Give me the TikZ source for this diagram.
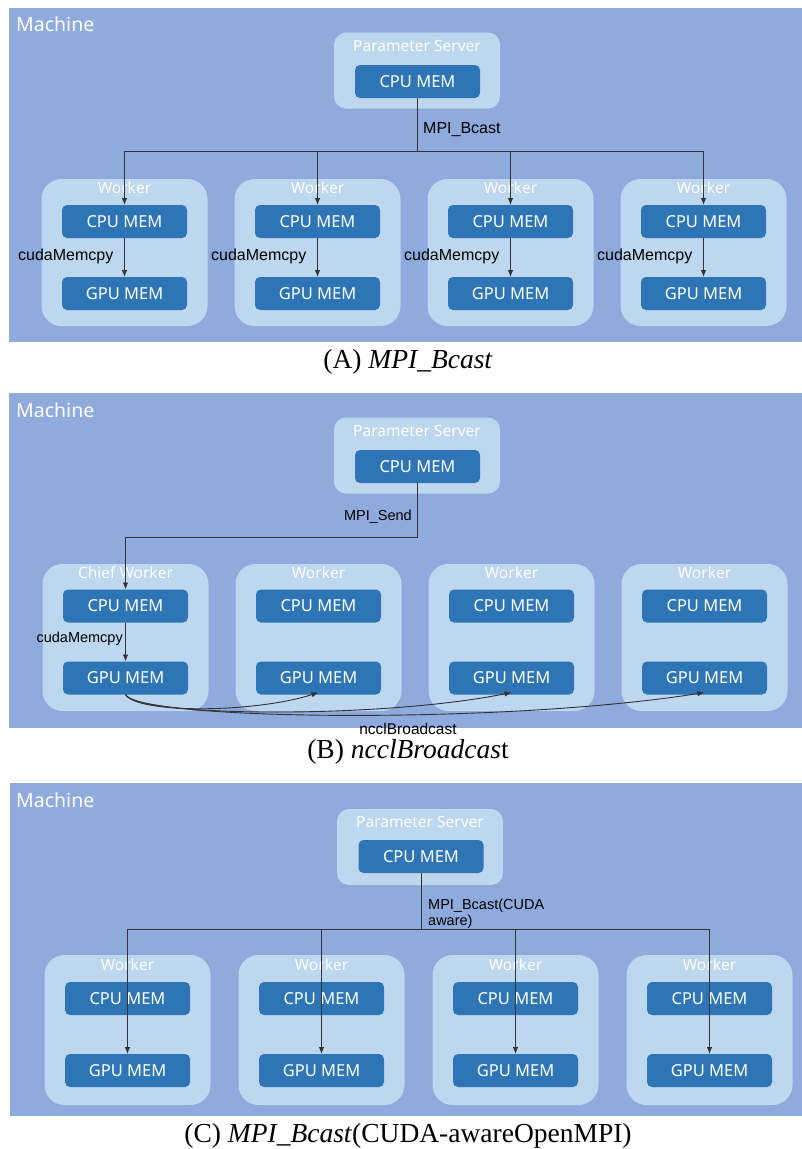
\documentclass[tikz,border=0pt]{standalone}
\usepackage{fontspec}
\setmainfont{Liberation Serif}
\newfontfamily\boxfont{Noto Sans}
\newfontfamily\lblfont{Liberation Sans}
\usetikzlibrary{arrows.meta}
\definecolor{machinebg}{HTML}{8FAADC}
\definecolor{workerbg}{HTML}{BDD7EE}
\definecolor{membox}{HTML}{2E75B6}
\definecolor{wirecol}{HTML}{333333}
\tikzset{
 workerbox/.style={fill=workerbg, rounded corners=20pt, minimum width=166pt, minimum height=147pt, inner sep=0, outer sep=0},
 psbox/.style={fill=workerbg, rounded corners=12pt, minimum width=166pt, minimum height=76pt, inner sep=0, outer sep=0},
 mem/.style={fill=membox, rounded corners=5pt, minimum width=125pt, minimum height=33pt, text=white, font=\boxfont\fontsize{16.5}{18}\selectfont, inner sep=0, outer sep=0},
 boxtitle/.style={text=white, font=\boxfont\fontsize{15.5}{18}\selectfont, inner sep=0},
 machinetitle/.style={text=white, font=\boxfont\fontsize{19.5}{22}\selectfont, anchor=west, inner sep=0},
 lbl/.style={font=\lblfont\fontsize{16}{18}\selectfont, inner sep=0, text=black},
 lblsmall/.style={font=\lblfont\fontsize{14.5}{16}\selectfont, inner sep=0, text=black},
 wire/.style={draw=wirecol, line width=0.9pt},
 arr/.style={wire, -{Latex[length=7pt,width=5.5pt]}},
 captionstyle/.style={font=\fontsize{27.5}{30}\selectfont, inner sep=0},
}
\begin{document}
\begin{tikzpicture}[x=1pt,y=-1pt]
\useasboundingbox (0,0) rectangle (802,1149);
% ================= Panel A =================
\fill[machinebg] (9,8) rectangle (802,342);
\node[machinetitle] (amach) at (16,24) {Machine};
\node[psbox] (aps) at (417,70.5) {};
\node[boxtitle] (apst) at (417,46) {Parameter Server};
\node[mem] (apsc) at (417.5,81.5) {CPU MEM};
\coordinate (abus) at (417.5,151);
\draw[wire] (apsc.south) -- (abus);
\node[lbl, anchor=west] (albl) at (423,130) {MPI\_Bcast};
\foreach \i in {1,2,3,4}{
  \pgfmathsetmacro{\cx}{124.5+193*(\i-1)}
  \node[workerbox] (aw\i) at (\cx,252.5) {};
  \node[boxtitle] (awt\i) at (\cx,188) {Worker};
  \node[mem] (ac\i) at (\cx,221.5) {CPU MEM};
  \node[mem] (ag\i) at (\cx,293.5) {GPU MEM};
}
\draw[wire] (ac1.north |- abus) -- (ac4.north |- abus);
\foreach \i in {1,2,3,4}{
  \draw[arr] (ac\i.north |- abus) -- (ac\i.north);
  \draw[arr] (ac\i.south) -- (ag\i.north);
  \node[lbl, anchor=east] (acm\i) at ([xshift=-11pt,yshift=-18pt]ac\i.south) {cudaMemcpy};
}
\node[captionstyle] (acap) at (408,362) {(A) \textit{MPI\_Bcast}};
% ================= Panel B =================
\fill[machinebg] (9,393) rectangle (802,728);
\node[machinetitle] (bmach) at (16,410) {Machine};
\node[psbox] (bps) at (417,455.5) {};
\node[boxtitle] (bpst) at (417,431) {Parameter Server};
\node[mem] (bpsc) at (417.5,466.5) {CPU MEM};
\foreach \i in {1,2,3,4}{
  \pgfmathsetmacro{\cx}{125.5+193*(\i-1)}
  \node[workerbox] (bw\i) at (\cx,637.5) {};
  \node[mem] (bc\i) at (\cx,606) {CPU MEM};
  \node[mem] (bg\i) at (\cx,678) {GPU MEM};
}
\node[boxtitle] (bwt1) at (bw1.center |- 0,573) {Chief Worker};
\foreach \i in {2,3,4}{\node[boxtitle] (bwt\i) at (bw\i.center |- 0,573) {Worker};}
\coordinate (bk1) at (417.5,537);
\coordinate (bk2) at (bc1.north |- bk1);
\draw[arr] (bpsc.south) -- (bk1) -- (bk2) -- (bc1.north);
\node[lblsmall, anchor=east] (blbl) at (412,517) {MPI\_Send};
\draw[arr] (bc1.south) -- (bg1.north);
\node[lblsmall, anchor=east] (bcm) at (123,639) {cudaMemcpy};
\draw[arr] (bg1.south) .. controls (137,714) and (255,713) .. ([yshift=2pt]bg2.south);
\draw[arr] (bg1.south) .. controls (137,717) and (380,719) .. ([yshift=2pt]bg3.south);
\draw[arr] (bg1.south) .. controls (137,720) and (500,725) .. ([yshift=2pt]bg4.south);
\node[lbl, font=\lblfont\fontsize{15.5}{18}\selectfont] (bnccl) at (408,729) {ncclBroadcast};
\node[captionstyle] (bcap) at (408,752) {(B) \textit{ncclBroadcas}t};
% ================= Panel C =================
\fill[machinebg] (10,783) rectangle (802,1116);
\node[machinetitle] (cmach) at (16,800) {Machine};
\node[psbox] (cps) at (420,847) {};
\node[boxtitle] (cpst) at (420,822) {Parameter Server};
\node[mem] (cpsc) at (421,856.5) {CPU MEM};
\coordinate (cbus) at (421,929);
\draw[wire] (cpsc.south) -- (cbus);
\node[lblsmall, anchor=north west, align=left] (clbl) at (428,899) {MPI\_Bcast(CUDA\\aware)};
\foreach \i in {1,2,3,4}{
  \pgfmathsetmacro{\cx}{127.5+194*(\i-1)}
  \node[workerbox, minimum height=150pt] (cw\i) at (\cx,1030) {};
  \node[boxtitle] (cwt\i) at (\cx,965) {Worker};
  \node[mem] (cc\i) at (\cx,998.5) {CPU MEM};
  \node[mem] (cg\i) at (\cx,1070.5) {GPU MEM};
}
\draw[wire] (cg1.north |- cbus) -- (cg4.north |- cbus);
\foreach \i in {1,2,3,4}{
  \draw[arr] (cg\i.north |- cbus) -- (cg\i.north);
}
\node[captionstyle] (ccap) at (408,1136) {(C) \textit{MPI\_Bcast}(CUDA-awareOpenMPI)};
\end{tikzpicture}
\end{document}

DIRECTIONS -> Give the data above again in full and unchanged, skipping the pictures.

THE REPLY ->
Give me the TikZ source for this diagram.
\documentclass[tikz,border=0pt]{standalone}
\usepackage{fontspec}
\setmainfont{Liberation Serif}
\newfontfamily\boxfont{Noto Sans}
\newfontfamily\lblfont{Liberation Sans}
\usetikzlibrary{arrows.meta}
\definecolor{machinebg}{HTML}{8FAADC}
\definecolor{workerbg}{HTML}{BDD7EE}
\definecolor{membox}{HTML}{2E75B6}
\definecolor{wirecol}{HTML}{333333}
\tikzset{
 workerbox/.style={fill=workerbg, rounded corners=20pt, minimum width=166pt, minimum height=147pt, inner sep=0, outer sep=0},
 psbox/.style={fill=workerbg, rounded corners=12pt, minimum width=166pt, minimum height=76pt, inner sep=0, outer sep=0},
 mem/.style={fill=membox, rounded corners=5pt, minimum width=125pt, minimum height=33pt, text=white, font=\boxfont\fontsize{16.5}{18}\selectfont, inner sep=0, outer sep=0},
 boxtitle/.style={text=white, font=\boxfont\fontsize{15.5}{18}\selectfont, inner sep=0},
 machinetitle/.style={text=white, font=\boxfont\fontsize{19.5}{22}\selectfont, anchor=west, inner sep=0},
 lbl/.style={font=\lblfont\fontsize{16}{18}\selectfont, inner sep=0, text=black},
 lblsmall/.style={font=\lblfont\fontsize{14.5}{16}\selectfont, inner sep=0, text=black},
 wire/.style={draw=wirecol, line width=0.9pt},
 arr/.style={wire, -{Latex[length=7pt,width=5.5pt]}},
 captionstyle/.style={font=\fontsize{27.5}{30}\selectfont, inner sep=0},
}
\begin{document}
\begin{tikzpicture}[x=1pt,y=-1pt]
\useasboundingbox (0,0) rectangle (802,1149);
% ================= Panel A =================
\fill[machinebg] (9,8) rectangle (802,342);
\node[machinetitle] (amach) at (16,24) {Machine};
\node[psbox] (aps) at (417,70.5) {};
\node[boxtitle] (apst) at (417,46) {Parameter Server};
\node[mem] (apsc) at (417.5,81.5) {CPU MEM};
\coordinate (abus) at (417.5,151);
\draw[wire] (apsc.south) -- (abus);
\node[lbl, anchor=west] (albl) at (423,130) {MPI\_Bcast};
\foreach \i in {1,2,3,4}{
  \pgfmathsetmacro{\cx}{124.5+193*(\i-1)}
  \node[workerbox] (aw\i) at (\cx,252.5) {};
  \node[boxtitle] (awt\i) at (\cx,188) {Worker};
  \node[mem] (ac\i) at (\cx,221.5) {CPU MEM};
  \node[mem] (ag\i) at (\cx,293.5) {GPU MEM};
}
\draw[wire] (ac1.north |- abus) -- (ac4.north |- abus);
\foreach \i in {1,2,3,4}{
  \draw[arr] (ac\i.north |- abus) -- (ac\i.north);
  \draw[arr] (ac\i.south) -- (ag\i.north);
  \node[lbl, anchor=east] (acm\i) at ([xshift=-11pt,yshift=-18pt]ac\i.south) {cudaMemcpy};
}
\node[captionstyle] (acap) at (408,362) {(A) \textit{MPI\_Bcast}};
% ================= Panel B =================
\fill[machinebg] (9,393) rectangle (802,728);
\node[machinetitle] (bmach) at (16,410) {Machine};
\node[psbox] (bps) at (417,455.5) {};
\node[boxtitle] (bpst) at (417,431) {Parameter Server};
\node[mem] (bpsc) at (417.5,466.5) {CPU MEM};
\foreach \i in {1,2,3,4}{
  \pgfmathsetmacro{\cx}{125.5+193*(\i-1)}
  \node[workerbox] (bw\i) at (\cx,637.5) {};
  \node[mem] (bc\i) at (\cx,606) {CPU MEM};
  \node[mem] (bg\i) at (\cx,678) {GPU MEM};
}
\node[boxtitle] (bwt1) at (bw1.center |- 0,573) {Chief Worker};
\foreach \i in {2,3,4}{\node[boxtitle] (bwt\i) at (bw\i.center |- 0,573) {Worker};}
\coordinate (bk1) at (417.5,537);
\coordinate (bk2) at (bc1.north |- bk1);
\draw[arr] (bpsc.south) -- (bk1) -- (bk2) -- (bc1.north);
\node[lblsmall, anchor=east] (blbl) at (412,517) {MPI\_Send};
\draw[arr] (bc1.south) -- (bg1.north);
\node[lblsmall, anchor=east] (bcm) at (123,639) {cudaMemcpy};
\draw[arr] (bg1.south) .. controls (137,714) and (255,713) .. ([yshift=2pt]bg2.south);
\draw[arr] (bg1.south) .. controls (137,717) and (380,719) .. ([yshift=2pt]bg3.south);
\draw[arr] (bg1.south) .. controls (137,720) and (500,725) .. ([yshift=2pt]bg4.south);
\node[lbl, font=\lblfont\fontsize{15.5}{18}\selectfont] (bnccl) at (408,729) {ncclBroadcast};
\node[captionstyle] (bcap) at (408,752) {(B) \textit{ncclBroadcas}t};
% ================= Panel C =================
\fill[machinebg] (10,783) rectangle (802,1116);
\node[machinetitle] (cmach) at (16,800) {Machine};
\node[psbox] (cps) at (420,847) {};
\node[boxtitle] (cpst) at (420,822) {Parameter Server};
\node[mem] (cpsc) at (421,856.5) {CPU MEM};
\coordinate (cbus) at (421,929);
\draw[wire] (cpsc.south) -- (cbus);
\node[lblsmall, anchor=north west, align=left] (clbl) at (428,899) {MPI\_Bcast(CUDA\\aware)};
\foreach \i in {1,2,3,4}{
  \pgfmathsetmacro{\cx}{127.5+194*(\i-1)}
  \node[workerbox, minimum height=150pt] (cw\i) at (\cx,1030) {};
  \node[boxtitle] (cwt\i) at (\cx,965) {Worker};
  \node[mem] (cc\i) at (\cx,998.5) {CPU MEM};
  \node[mem] (cg\i) at (\cx,1070.5) {GPU MEM};
}
\draw[wire] (cg1.north |- cbus) -- (cg4.north |- cbus);
\foreach \i in {1,2,3,4}{
  \draw[arr] (cg\i.north |- cbus) -- (cg\i.north);
}
\node[captionstyle] (ccap) at (408,1136) {(C) \textit{MPI\_Bcast}(CUDA-awareOpenMPI)};
\end{tikzpicture}
\end{document}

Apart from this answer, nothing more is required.